Exercise description:
Reading down the listing below, count the lines where the word "diagram" shows up, then give only that count.

Raw records:
"""

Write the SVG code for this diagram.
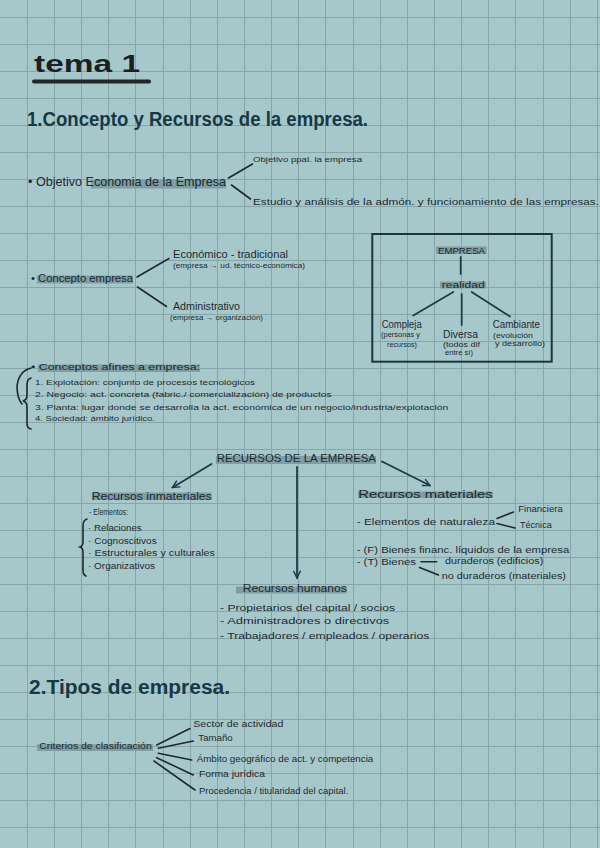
<svg xmlns="http://www.w3.org/2000/svg" width="600" height="848" viewBox="0 0 600 848">
<defs>
<style>
.t{font-family:"Liberation Sans","DejaVu Sans",sans-serif;fill:#1e2830}
.h{font-family:"Liberation Sans","DejaVu Sans",sans-serif;fill:#173846;font-weight:bold}
.hl{fill:#7e9ea3}
.ln{stroke:#1e2830;stroke-width:1.6;fill:none;stroke-linecap:round}
.tl{stroke:#1b3b4b;stroke-width:1.8;fill:none;stroke-linecap:round}
</style>
<marker id="ah" viewBox="0 0 10 10" refX="9" refY="5" markerWidth="9" markerHeight="9" markerUnits="userSpaceOnUse" orient="auto">
<path d="M1,1 L9,5 L1,9" fill="none" stroke="#1b3b4b" stroke-width="1.6"/>
</marker>
</defs>
<rect width="600" height="848" fill="#a7c8ca"/>
<path stroke="#86a6a9" stroke-width="1" fill="none" d="M27.5 0V848M54.5 0V848M81.5 0V848M108.5 0V848M135.5 0V848M163.5 0V848M190.5 0V848M217.5 0V848M244.5 0V848M271.5 0V848M298.5 0V848M325.5 0V848M353.5 0V848M380.5 0V848M407.5 0V848M434.5 0V848M461.5 0V848M488.5 0V848M515.5 0V848M543.5 0V848M570.5 0V848M597.5 0V848M0 17.5H600M0 44.5H600M0 71.5H600M0 98.5H600M0 125.5H600M0 152.5H600M0 179.5H600M0 206.5H600M0 233.5H600M0 260.5H600M0 287.5H600M0 314.5H600M0 341.5H600M0 368.5H600M0 395.5H600M0 422.5H600M0 449.5H600M0 476.5H600M0 503.5H600M0 530.5H600M0 557.5H600M0 584.5H600M0 611.5H600M0 638.5H600M0 665.5H600M0 692.5H600M0 719.5H600M0 746.5H600M0 773.5H600M0 800.5H600M0 827.5H600"/>

<g id="title">
<text class="t" x="34" y="72" font-size="23" font-weight="bold" textLength="106" lengthAdjust="spacingAndGlyphs" style="fill:#1c1f22">tema 1</text>
<line x1="34" y1="81.5" x2="149" y2="81.5" stroke="#23272a" stroke-width="4" stroke-linecap="round"/>
</g>
<g id="heading1"><text class="h" x="27" y="126" font-size="20" textLength="341" lengthAdjust="spacingAndGlyphs">1.Concepto y Recursos de la empresa.</text></g>

<g id="connectors">
<line class="ln" x1="228.5" y1="178" x2="252.5" y2="164"/>
<line class="ln" x1="231.5" y1="185" x2="250.5" y2="199"/>
<line class="ln" x1="137" y1="277" x2="169" y2="258.5"/>
<line class="ln" x1="137.5" y1="287" x2="166.5" y2="306.5"/>
<line class="tl" x1="460.7" y1="257" x2="460.7" y2="274"/>
<line class="tl" x1="453.3" y1="292" x2="413.3" y2="315.5"/>
<line class="tl" x1="461.7" y1="294" x2="461.7" y2="325"/>
<line class="tl" x1="471.7" y1="292" x2="510" y2="316.5"/>
<line class="tl" x1="211.5" y1="464" x2="172.5" y2="487.5" marker-end="url(#ah)"/>
<line class="tl" x1="382" y1="461.5" x2="430" y2="485.5" marker-end="url(#ah)"/>
<line class="tl" x1="297" y1="467" x2="297" y2="578" marker-end="url(#ah)"/>
<line class="ln" x1="497" y1="518.5" x2="513.5" y2="512"/>
<line class="ln" x1="497" y1="523.5" x2="515" y2="528"/>
<line class="ln" x1="421" y1="561.7" x2="436.7" y2="561.7"/>
<line class="ln" x1="419.5" y1="567.5" x2="438.5" y2="575"/>
<line class="ln" x1="156.7" y1="745" x2="190" y2="728.5"/>
<line class="ln" x1="158.3" y1="748.3" x2="193.3" y2="741"/>
<line class="ln" x1="158.3" y1="753.3" x2="191.7" y2="760"/>
<line class="ln" x1="156.7" y1="757.7" x2="193.3" y2="775"/>
<line class="ln" x1="154" y1="761" x2="195" y2="790"/>
</g>

<g id="objetivo">
<rect class="hl" x="91" y="180" width="135" height="8.5"/>
<text class="t" x="28" y="186" font-size="12" textLength="198" lengthAdjust="spacingAndGlyphs">• Objetivo Economia de la Empresa</text>
</g>
<g id="objetivo-ppal"><text class="t" x="253" y="162" font-size="8" textLength="109" lengthAdjust="spacingAndGlyphs">Objetivo ppal. la empresa</text></g>
<g id="estudio"><text class="t" x="253" y="205" font-size="9" textLength="346" lengthAdjust="spacingAndGlyphs">Estudio y análisis de la admón. y funcionamiento de las empresas.</text></g>

<g id="concepto">
<rect class="hl" x="37" y="275.5" width="96" height="8"/>
<text class="t" x="31" y="282" font-size="11" textLength="102" lengthAdjust="spacingAndGlyphs">• Concepto   empresa</text>
</g>
<g id="economico">
<text class="t" x="173" y="258" font-size="10" textLength="115" lengthAdjust="spacingAndGlyphs">Económico - tradicional</text>
<text class="t" x="173" y="268" font-size="7" textLength="132" lengthAdjust="spacingAndGlyphs">(empresa → ud. técnico-económica)</text>
</g>
<g id="administrativo">
<text class="t" x="173" y="310" font-size="10" textLength="67" lengthAdjust="spacingAndGlyphs">Administrativo</text>
<text class="t" x="170" y="320" font-size="7" textLength="93" lengthAdjust="spacingAndGlyphs">(empresa → organización)</text>
</g>

<g id="empresa-box">
<rect x="372.3" y="234" width="179.4" height="127.7" fill="none" stroke="#1b3444" stroke-width="2"/>
</g>
<g id="empresa">
<rect class="hl" x="436" y="246.5" width="50.5" height="7.5"/>
<text class="t" x="438" y="253.5" font-size="9" textLength="47" lengthAdjust="spacingAndGlyphs">EMPRESA</text>
</g>
<g id="realidad">
<rect class="hl" x="440" y="281.5" width="46" height="7"/>
<text class="t" x="441.7" y="287.7" font-size="9" textLength="43" lengthAdjust="spacingAndGlyphs">realidad</text>
</g>
<g id="compleja">
<text class="t" x="381.7" y="328.3" font-size="10" textLength="40" lengthAdjust="spacingAndGlyphs">Compleja</text>
<text class="t" x="381" y="336.7" font-size="6.5" textLength="39" lengthAdjust="spacingAndGlyphs">(personas y</text>
<text class="t" x="387" y="346.7" font-size="6.5" textLength="30" lengthAdjust="spacingAndGlyphs">recursos)</text>
</g>
<g id="diversa">
<text class="t" x="443" y="338.3" font-size="10" textLength="35" lengthAdjust="spacingAndGlyphs">Diversa</text>
<text class="t" x="443" y="346.7" font-size="6.5" textLength="37" lengthAdjust="spacingAndGlyphs">(todos dif</text>
<text class="t" x="445" y="355" font-size="6.5" textLength="28" lengthAdjust="spacingAndGlyphs">entre sí)</text>
</g>
<g id="cambiante">
<text class="t" x="492.7" y="328.3" font-size="10" textLength="47.3" lengthAdjust="spacingAndGlyphs">Cambiante</text>
<text class="t" x="493" y="337.7" font-size="6.5" textLength="40" lengthAdjust="spacingAndGlyphs">(evolución</text>
<text class="t" x="495" y="345.7" font-size="6.5" textLength="50" lengthAdjust="spacingAndGlyphs">y desarrollo)</text>
</g>

<g id="conceptos-afines">
<rect class="hl" x="38" y="364.5" width="162" height="7.5"/>
<text class="t" x="31" y="370" font-size="9.5" textLength="169" lengthAdjust="spacingAndGlyphs">• Conceptos   afines   a   empresa:</text>
<path class="ln" d="M31 368 Q19 371 17 386 Q17 398 22 404" stroke-width="1.3"/>
<path class="ln" d="M31 378 Q27 379 27 385 L27 395 Q27 400 23 401 Q27 402 27 407 L27 424 Q27 428 31 429" stroke-width="1.3"/>
<text class="t" x="35" y="384.5" font-size="8" textLength="220" lengthAdjust="spacingAndGlyphs">1. Explotación: conjunto de procesos tecnológicos</text>
<text class="t" x="35" y="397" font-size="8" textLength="296.7" lengthAdjust="spacingAndGlyphs">2. Negocio: act. concreta (fabric./ comercialización) de productos</text>
<text class="t" x="35" y="409.5" font-size="8" textLength="413.3" lengthAdjust="spacingAndGlyphs">3. Planta: lugar donde se desarrolla la act. económica de un negocio/industria/explotación</text>
<text class="t" x="35" y="420.5" font-size="8" textLength="120" lengthAdjust="spacingAndGlyphs">4. Sociedad: ámbito jurídico.</text>
</g>

<g id="recursos-empresa">
<rect class="hl" x="216" y="456" width="160" height="8"/>
<text class="t" x="216.7" y="462" font-size="11.5" textLength="159.3" lengthAdjust="spacingAndGlyphs">RECURSOS DE LA EMPRESA</text>
</g>

<g id="recursos-inmateriales">
<rect class="hl" x="91.7" y="492.5" width="120" height="7.5"/>
<text class="t" x="91.7" y="500" font-size="10" textLength="120" lengthAdjust="spacingAndGlyphs">Recursos  inmateriales</text>
<text class="t" x="89" y="515" font-size="9.5" textLength="39" lengthAdjust="spacingAndGlyphs">- Elementos:</text>
<path class="ln" d="M87 519 Q83 520 83 526 L83 542 Q83 546 80 547 Q83 548 83 552 L83 570 Q83 575 86 576" stroke-width="1.3"/>
<text class="t" x="88" y="530.5" font-size="8.5" textLength="53.7" lengthAdjust="spacingAndGlyphs">· Relaciones</text>
<text class="t" x="88" y="544" font-size="8.5" textLength="68.7" lengthAdjust="spacingAndGlyphs">· Cognoscitivos</text>
<text class="t" x="88" y="556" font-size="8.5" textLength="127" lengthAdjust="spacingAndGlyphs">· Estructurales  y    culturales</text>
<text class="t" x="88" y="568.5" font-size="8.5" textLength="67" lengthAdjust="spacingAndGlyphs">· Organizativos</text>
</g>

<g id="recursos-materiales">
<rect class="hl" x="358" y="491.5" width="135" height="6.5"/>
<text class="t" x="358.3" y="498.3" font-size="10" textLength="134.4" lengthAdjust="spacingAndGlyphs">Recursos    materiales</text>
<text class="t" x="356.7" y="525" font-size="8.5" textLength="138.3" lengthAdjust="spacingAndGlyphs">- Elementos  de  naturaleza</text>
<text class="t" x="518.3" y="511.7" font-size="8.5" textLength="44.4" lengthAdjust="spacingAndGlyphs">Financiera</text>
<text class="t" x="520" y="528.3" font-size="8.5" textLength="31.7" lengthAdjust="spacingAndGlyphs">Técnica</text>
<text class="t" x="356.7" y="552.7" font-size="8.5" textLength="212.6" lengthAdjust="spacingAndGlyphs">- (F) Bienes  financ. líquidos  de  la  empresa</text>
<text class="t" x="356.7" y="565" font-size="8.5" textLength="59.3" lengthAdjust="spacingAndGlyphs">- (T) Bienes</text>
<text class="t" x="445" y="564" font-size="8.5" textLength="98.3" lengthAdjust="spacingAndGlyphs">duraderos (edificios)</text>
<text class="t" x="441.7" y="578.7" font-size="8.5" textLength="124.3" lengthAdjust="spacingAndGlyphs">no duraderos (materiales)</text>
</g>

<g id="recursos-humanos">
<rect class="hl" x="236" y="586.5" width="111" height="7"/>
<text class="t" x="242.7" y="591.7" font-size="10" textLength="104" lengthAdjust="spacingAndGlyphs">Recursos humanos</text>
<text class="t" x="220" y="611" font-size="9" textLength="175" lengthAdjust="spacingAndGlyphs">- Propietarios  del  capital / socios</text>
<text class="t" x="220" y="624.3" font-size="9" textLength="169.3" lengthAdjust="spacingAndGlyphs">- Administradores   o   directivos</text>
<text class="t" x="220" y="639" font-size="9" textLength="209.3" lengthAdjust="spacingAndGlyphs">- Trabajadores / empleados / operarios</text>
</g>

<g id="heading2"><text class="h" x="29" y="694" font-size="20" textLength="201" lengthAdjust="spacingAndGlyphs">2.Tipos de empresa.</text></g>

<g id="criterios">
<rect class="hl" x="37" y="744.3" width="116" height="6.7"/>
<text class="t" x="39.3" y="749" font-size="9" textLength="112.4" lengthAdjust="spacingAndGlyphs">Criterios  de  clasificación</text>
</g>
<g id="sector"><text class="t" x="193.3" y="726.7" font-size="8.5" textLength="90" lengthAdjust="spacingAndGlyphs">Sector de actividad</text></g>
<g id="tamano"><text class="t" x="198.3" y="741" font-size="8.5" textLength="34.4" lengthAdjust="spacingAndGlyphs">Tamaño</text></g>
<g id="ambito"><text class="t" x="196.7" y="761.7" font-size="8.5" textLength="176.6" lengthAdjust="spacingAndGlyphs">Ámbito geográfico de act. y competencia</text></g>
<g id="forma"><text class="t" x="199" y="777.3" font-size="8.5" textLength="66" lengthAdjust="spacingAndGlyphs">Forma jurídica</text></g>
<g id="procedencia"><text class="t" x="199" y="794" font-size="8.5" textLength="149.3" lengthAdjust="spacingAndGlyphs">Procedencia / titularidad del capital.</text></g>
</svg>
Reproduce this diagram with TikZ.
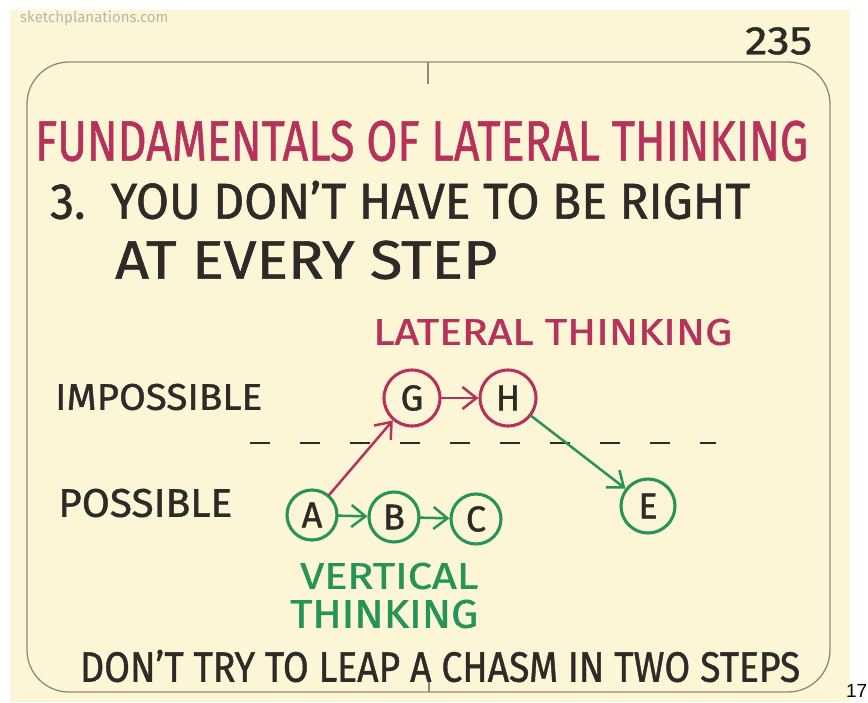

"""

Correct answer:
2